● Exercise objective:
Extract only the first line of the listing and every line after it up to and including the one with "duty_a = [4.06, 4.06, 4.88, 4.88, 3.26, 3.26, 4.06, 4.06]". Omit the pictures.

* * * * * * * * *

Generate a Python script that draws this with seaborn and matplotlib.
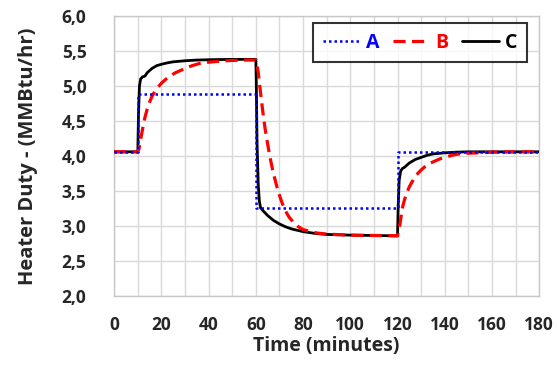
import matplotlib
matplotlib.use("Agg")
import matplotlib.pyplot as plt
from matplotlib.ticker import FuncFormatter, MultipleLocator
import pandas as pd
import seaborn as sns

# Series (time in minutes, duty in MMBtu/hr)
time_a = [0, 10, 10, 60, 60, 120, 120, 180]
duty_a = [4.06, 4.06, 4.88, 4.88, 3.26, 3.26, 4.06, 4.06]

time_b = [0, 10, 10.5, 11, 12, 13, 14, 15, 16, 17, 18, 19, 20, 22, 24, 26, 28, 30,
          33, 36, 40, 45, 50, 55, 60,
          61, 62, 63, 64, 65, 66, 67, 68, 69, 70, 71, 72, 73, 74, 76, 78, 80,
          83, 86, 90, 100, 110, 120,
          121, 122, 123, 124, 125, 126, 127, 128, 130, 132, 134, 136, 138, 140,
          143, 146, 150, 160, 170, 180]
duty_b = [4.06, 4.06, 4.1, 4.2, 4.38, 4.55, 4.67, 4.77, 4.85, 4.91, 4.96, 5.0, 5.04,
          5.1, 5.15, 5.19, 5.22, 5.25, 5.29, 5.32, 5.34, 5.355, 5.365, 5.37, 5.37,
          5.2, 4.9, 4.62, 4.37, 4.17, 3.98, 3.82, 3.68, 3.55, 3.44, 3.34, 3.26,
          3.19, 3.13, 3.05, 2.99, 2.95, 2.92, 2.9, 2.885, 2.87, 2.865, 2.86,
          3.02, 3.25, 3.38, 3.48, 3.56, 3.62, 3.68, 3.73, 3.8, 3.86, 3.9, 3.93,
          3.96, 3.98, 4.01, 4.03, 4.04, 4.055, 4.06, 4.06]

time_c = [0, 10, 10.3, 10.7, 11.2, 12, 13, 14, 16, 18, 20, 22.5, 25, 30, 35, 40,
          50, 60,
          60.2, 60.5, 61, 61.5, 62, 63, 65, 67.5, 70, 72.5, 75, 77.5, 80, 85, 90,
          100, 110, 120,
          120.3, 120.7, 121.3, 122, 123, 125, 127.5, 130, 132.5, 135, 140, 145,
          150, 180]
duty_c = [4.06, 4.06, 4.6, 5.0, 5.1, 5.13, 5.14, 5.19, 5.25, 5.29, 5.31, 5.33,
          5.345, 5.36, 5.37, 5.375, 5.38, 5.38,
          5.0, 4.2, 3.6, 3.35, 3.26, 3.22, 3.15, 3.08, 3.03, 2.99, 2.96, 2.94,
          2.92, 2.895, 2.88, 2.87, 2.865, 2.86,
          3.3, 3.65, 3.78, 3.82, 3.84, 3.9, 3.95, 3.98, 4.01, 4.03, 4.045, 4.055,
          4.06, 4.06]

series_names = ["A", "B", "C"]
series_colors = ["#0000ff", "#ff0000", "#000000"]

sns.set_style("white")
plt.rcParams["font.family"] = ["Open Sans", "DejaVu Sans"]
plt.rcParams["font.weight"] = "bold"

fig, ax = plt.subplots(figsize=(5.57, 3.71), dpi=100)
fig.subplots_adjust(left=0.205, right=0.968, top=0.957, bottom=0.202)

df_a = pd.DataFrame({"t": time_a, "q": duty_a})
df_b = pd.DataFrame({"t": time_b, "q": duty_b})
df_c = pd.DataFrame({"t": time_c, "q": duty_c})

sns.lineplot(data=df_a, x="t", y="q", ax=ax, estimator=None, sort=False,
             color=series_colors[0], lw=1.8, label=series_names[0], zorder=5)
sns.lineplot(data=df_b, x="t", y="q", ax=ax, estimator=None, sort=False,
             color=series_colors[1], lw=2.3, label=series_names[1], zorder=4)
sns.lineplot(data=df_c, x="t", y="q", ax=ax, estimator=None, sort=False,
             color=series_colors[2], lw=2.0, label=series_names[2], zorder=3)
ax.lines[0].set_linestyle((0, (1, 1.2)))
ax.lines[1].set_linestyle((0, (3.8, 2)))

ax.set_xlim(0, 180)
ax.set_ylim(2.0, 6.0)
ax.xaxis.set_major_locator(MultipleLocator(20))
ax.xaxis.set_minor_locator(MultipleLocator(10))
ax.yaxis.set_major_locator(MultipleLocator(0.5))
ax.yaxis.set_major_formatter(FuncFormatter(lambda v, p: f"{v:.1f}".replace(".", ",")))

ax.grid(True, which="both", axis="x", color="#d9d9d9", lw=1)
ax.grid(True, which="major", axis="y", color="#d9d9d9", lw=1)
ax.set_axisbelow(True)
for s in ax.spines.values():
    s.set_color("#c8c8c8")
    s.set_linewidth(1)

ax.tick_params(axis="both", which="both", length=0, labelsize=12.5)
ax.tick_params(axis="x", pad=14)
ax.tick_params(axis="y", pad=20)
for lbl in ax.get_xticklabels() + ax.get_yticklabels():
    lbl.set_fontweight("bold")

ax.set_xlabel("Time (minutes)", fontsize=14, fontweight="bold", labelpad=2)
ax.set_ylabel("Heater Duty - (MMBtu/hr)", fontsize=14.5, fontweight="bold", labelpad=17)

leg = ax.legend(loc="upper right", ncol=3, bbox_to_anchor=(0.972, 0.975),
                borderaxespad=0, fontsize=14, frameon=True, fancybox=False,
                handlelength=1.9, columnspacing=0.7, handletextpad=0.3,
                borderpad=0.5)
leg.get_frame().set_edgecolor("black")
leg.get_frame().set_linewidth(1.5)
for txt, col in zip(leg.get_texts(), series_colors):
    txt.set_color(col)
    txt.set_fontweight("bold")

fig.savefig("out.png", dpi=100)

* * * * * * * * *

● Solution below:
Generate a Python script that draws this with seaborn and matplotlib.
import matplotlib
matplotlib.use("Agg")
import matplotlib.pyplot as plt
from matplotlib.ticker import FuncFormatter, MultipleLocator
import pandas as pd
import seaborn as sns

# Series (time in minutes, duty in MMBtu/hr)
time_a = [0, 10, 10, 60, 60, 120, 120, 180]
duty_a = [4.06, 4.06, 4.88, 4.88, 3.26, 3.26, 4.06, 4.06]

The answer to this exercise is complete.